Just as each student holds their own seed of potentiality, it makes sense to me that each teacher teaches what is most aligned to their unique gift in the world. Otherwise, we could just use robots to deliver course material over and over again (or alternatively, we could just become robots). So, I ask myself, what is unique to me?

For me, the value of learning is less so about the information detained in the mind but more about how experiences have changed me.

As a student that “grew” out of studio-based learning (in architecture and landscape architecture) my foundation to higher-education has been experiential. Despite remembering how my undergraduate classmates had dubbed the conditions of architecture school as “archi-torture,” my fondest memories of university education are the ones that stressed me out the most at the time: the time-limited charrette exercises which professors had warned as having high-failure rates (although I passed them all).

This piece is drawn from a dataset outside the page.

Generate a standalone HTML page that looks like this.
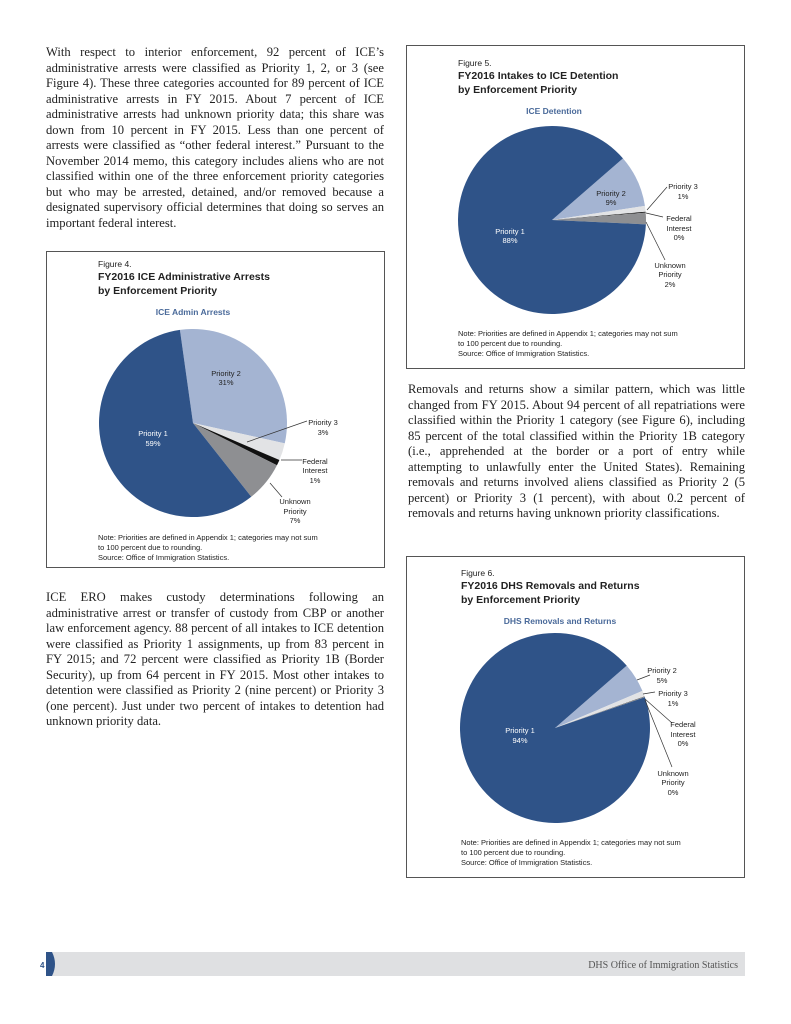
<!DOCTYPE html>
<html><head><meta charset="utf-8"><style>
body{margin:0;width:791px;height:1024px;background:#fff;position:relative;overflow:hidden;font-family:"Liberation Serif",serif;color:#222}
.t{position:absolute;font-size:12.6px;line-height:15.5px}
.t div{text-align:justify;text-align-last:justify;white-space:nowrap;height:15.5px}
.t div.l{text-align-last:left}
.box{position:absolute;border:1px solid #555;box-sizing:border-box}
svg{position:absolute;left:0;top:0}
svg text{font-family:"Liberation Sans",sans-serif;font-size:7.5px;fill:#222}
</style></head><body>

<div class="t" style="left:46px;top:45px;width:338px">
<div>With respect to interior enforcement, 92 percent of ICE’s</div>
<div>administrative arrests were classified as Priority 1, 2, or 3 (see</div>
<div>Figure 4). These three categories accounted for 89 percent of ICE</div>
<div>administrative arrests in FY 2015. About 7 percent of ICE</div>
<div>administrative arrests had unknown priority data; this share was</div>
<div>down from 10 percent in FY 2015. Less than one percent of</div>
<div>arrests were classified as “other federal interest.” Pursuant to the</div>
<div>November 2014 memo, this category includes aliens who are not</div>
<div>classified within one of the three enforcement priority categories</div>
<div>but who may be arrested, detained, and/or removed because a</div>
<div>designated supervisory official determines that doing so serves an</div>
<div class="l">important federal interest.</div>
</div>

<div class="t" style="left:46px;top:590px;width:338px">
<div>ICE ERO makes custody determinations following an</div>
<div>administrative arrest or transfer of custody from CBP or another</div>
<div>law enforcement agency. 88 percent of all intakes to ICE detention</div>
<div>were classified as Priority 1 assignments, up from 83 percent in</div>
<div>FY 2015; and 72 percent were classified as Priority 1B (Border</div>
<div>Security), up from 64 percent in FY 2015. Most other intakes to</div>
<div>detention were classified as Priority 2 (nine percent) or Priority 3</div>
<div>(one percent). Just under two percent of intakes to detention had</div>
<div class="l">unknown priority data.</div>
</div>

<div class="t" style="left:408px;top:382px;width:337px">
<div>Removals and returns show a similar pattern, which was little</div>
<div>changed from FY 2015. About 94 percent of all repatriations were</div>
<div>classified within the Priority 1 category (see Figure 6), including</div>
<div>85 percent of the total classified within the Priority 1B category</div>
<div>(i.e., apprehended at the border or a port of entry while</div>
<div>attempting to unlawfully enter the United States). Remaining</div>
<div>removals and returns involved aliens classified as Priority 2 (5</div>
<div>percent) or Priority 3 (1 percent), with about 0.2 percent of</div>
<div class="l">removals and returns having unknown priority classifications.</div>
</div>

<div class="box" style="left:46px;top:251px;width:339px;height:317px"></div>
<div class="box" style="left:406px;top:45px;width:339px;height:324px"></div>
<div class="box" style="left:406px;top:556px;width:339px;height:322px"></div>

<svg width="791" height="1024" id="s">
<g id="pies"></g>
<g stroke="#333" stroke-width="0.7">
<line x1="247" y1="442" x2="307" y2="421"/><line x1="281" y1="460" x2="302" y2="460"/><line x1="270" y1="483" x2="282" y2="497"/>
<line x1="647" y1="210" x2="667" y2="187"/><line x1="646" y1="213" x2="663" y2="217"/><line x1="646" y1="222" x2="665" y2="260"/>
<line x1="637" y1="680" x2="650" y2="675"/><line x1="643" y1="694" x2="655" y2="692"/><line x1="645" y1="699" x2="672" y2="723"/><line x1="645" y1="700" x2="672" y2="767"/>
</g>
<!-- Fig 4 -->
<text x="98" y="267" style="font-size:8.5px">Figure 4.</text>
<text x="98" y="280" style="font-size:10.5px;font-weight:bold">FY2016 ICE Administrative Arrests</text>
<text x="98" y="294" style="font-size:10.5px;font-weight:bold">by Enforcement Priority</text>
<text x="193" y="315" text-anchor="middle" style="font-size:8.5px;font-weight:bold;fill:#4a6a9a">ICE Admin Arrests</text>
<g text-anchor="middle">
<text x="226" y="376">Priority 2</text><text x="226" y="385">31%</text>
<text x="153" y="436" style="fill:#fff">Priority 1</text><text x="153" y="446" style="fill:#fff">59%</text>
<text x="323" y="425">Priority 3</text><text x="323" y="435">3%</text>
<text x="315" y="464">Federal</text><text x="315" y="473">Interest</text><text x="315" y="483">1%</text>
<text x="295" y="504">Unknown</text><text x="295" y="514">Priority</text><text x="295" y="523">7%</text>
</g>
<text x="98" y="540">Note: Priorities are defined in Appendix 1; categories may not sum</text>
<text x="98" y="550">to 100 percent due to rounding.</text>
<text x="98" y="560">Source: Office of Immigration Statistics.</text>
<!-- Fig 5 -->
<text x="458" y="66" style="font-size:8.5px">Figure 5.</text>
<text x="458" y="79" style="font-size:10.5px;font-weight:bold">FY2016 Intakes to ICE Detention</text>
<text x="458" y="93" style="font-size:10.5px;font-weight:bold">by Enforcement Priority</text>
<text x="554" y="114" text-anchor="middle" style="font-size:8.5px;font-weight:bold;fill:#4a6a9a">ICE Detention</text>
<g text-anchor="middle">
<text x="611" y="196">Priority 2</text><text x="611" y="205">9%</text>
<text x="510" y="234" style="fill:#fff">Priority 1</text><text x="510" y="243" style="fill:#fff">88%</text>
<text x="683" y="189">Priority 3</text><text x="683" y="199">1%</text>
<text x="679" y="221">Federal</text><text x="679" y="231">Interest</text><text x="679" y="240">0%</text>
<text x="670" y="268">Unknown</text><text x="670" y="277">Priority</text><text x="670" y="287">2%</text>
</g>
<text x="458" y="336">Note: Priorities are defined in Appendix 1; categories may not sum</text>
<text x="458" y="346">to 100 percent due to rounding.</text>
<text x="458" y="356">Source: Office of Immigration Statistics.</text>
<!-- Fig 6 -->
<text x="461" y="576" style="font-size:8.5px">Figure 6.</text>
<text x="461" y="589" style="font-size:10.5px;font-weight:bold">FY2016 DHS Removals and Returns</text>
<text x="461" y="603" style="font-size:10.5px;font-weight:bold">by Enforcement Priority</text>
<text x="560" y="624" text-anchor="middle" style="font-size:8.5px;font-weight:bold;fill:#4a6a9a">DHS Removals and Returns</text>
<g text-anchor="middle">
<text x="662" y="673">Priority 2</text><text x="662" y="683">5%</text>
<text x="673" y="696">Priority 3</text><text x="673" y="706">1%</text>
<text x="683" y="727">Federal</text><text x="683" y="737">Interest</text><text x="683" y="746">0%</text>
<text x="673" y="776">Unknown</text><text x="673" y="785">Priority</text><text x="673" y="795">0%</text>
<text x="520" y="733" style="fill:#fff">Priority 1</text><text x="520" y="743" style="fill:#fff">94%</text>
</g>
<text x="461" y="845">Note: Priorities are defined in Appendix 1; categories may not sum</text>
<text x="461" y="855">to 100 percent due to rounding.</text>
<text x="461" y="865">Source: Office of Immigration Statistics.</text>
<!-- footer -->
<rect x="50" y="952" width="695" height="24" fill="#dfe0e2"/>
<path d="M46 952 h6 q6 12 0 24 h-6 z" fill="#2f5388"/>
<text x="40" y="968" style="font-size:8px;font-weight:bold;fill:#2f5388">4</text>
<text x="738" y="968" text-anchor="end" style="font-family:'Liberation Serif',serif;font-size:10px;fill:#555">DHS Office of Immigration Statistics</text>
</svg>
<script>
var C=["#2f5388","#a4b4d2","#e2e3e5","#111","#8e8f92"];
function pie(cx,cy,r,start,vals){
 var g=document.getElementById('pies'),a=start,tot=vals.reduce(function(s,v){return s+v},0),order=[1,2,3,4,0];
 order.forEach(function(i){var v=vals[i];if(v<=0)return;var sw=v/tot*360,b=a+sw;
  function pt(d){var t=(d-90)*Math.PI/180;return (cx+r*Math.cos(t)).toFixed(2)+' '+(cy+r*Math.sin(t)).toFixed(2);}
  var p=document.createElementNS('http://www.w3.org/2000/svg','path');
  p.setAttribute('d','M'+cx+' '+cy+' L'+pt(a)+' A'+r+' '+r+' 0 '+(sw>180?1:0)+' 1 '+pt(b)+' Z');
  p.setAttribute('fill',C[i]);g.appendChild(p);a=b;});
}
pie(193,423,94,-8,[59,31,3,1,7]);
pie(552,220,94,49,[88,9,1,0.15,2]);
pie(555,728,95,49,[94,5,1,0.05,0.1]);
</script>
</body></html>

The reason I so appreciated this experience was because we were engaged with what we were doing, allowed to be creative, and put into a position to believe in ourselves even for only several hours. Information-based courses, the kind that I was exposed to when I returned to graduate school as a student and teaching assistant (in the liberal arts) was foreign to me.

When I looked into the eyes of my peers and students, I was reminded of eco-philosopher David Abram’s assertation in his book The Spell of the Sensuous (1997) that language could either “speak to the world” or “deaden that life” we have been given. So much is spoken in higher education, but how much of it speaks to life and how much has deadened life? Because of this contrast between my experiences in educational systems, I understand the potentialities of how life-affirming education can be.

I want to see the twinkle in people’s eyes!

To affirm life, we need to be in the world fully engaged and we need to feel connected to each other.

While my research explored human belongingness, particularly, belonging that can be felt in landscape experiences, learning to relate with people as a social being is also about learning to belong despite social narratives that say otherwise. Therefore, the essence of being a spiritual teacher is to learn belongingness and to showcase this life lesson to students.

Together, student and teacher, through whatever common interests we share about the world, learn to relate to the world in mutual and reciprocal ways. Together, through the exchange of teaching and learning, student and teacher emerge out into the world with a greater sense of security to be ourselves, as we contribute to society, to nature, and to life in general.

At the core of my interests is a commitment to hold space for the world’s beauty and pain as a process of collective healing. My teaching and learning medium is our personal relationships with landscapes found in various forms: archetypal, experiential, intellectual, emotional, and spiritual. This relationship transcends the boundaries of institutionalized disciplines and departments.

So, despite any apprehension people may have about what purpose they must take on, I believe that those committed as students of life will be inspired to join me in this endeavour.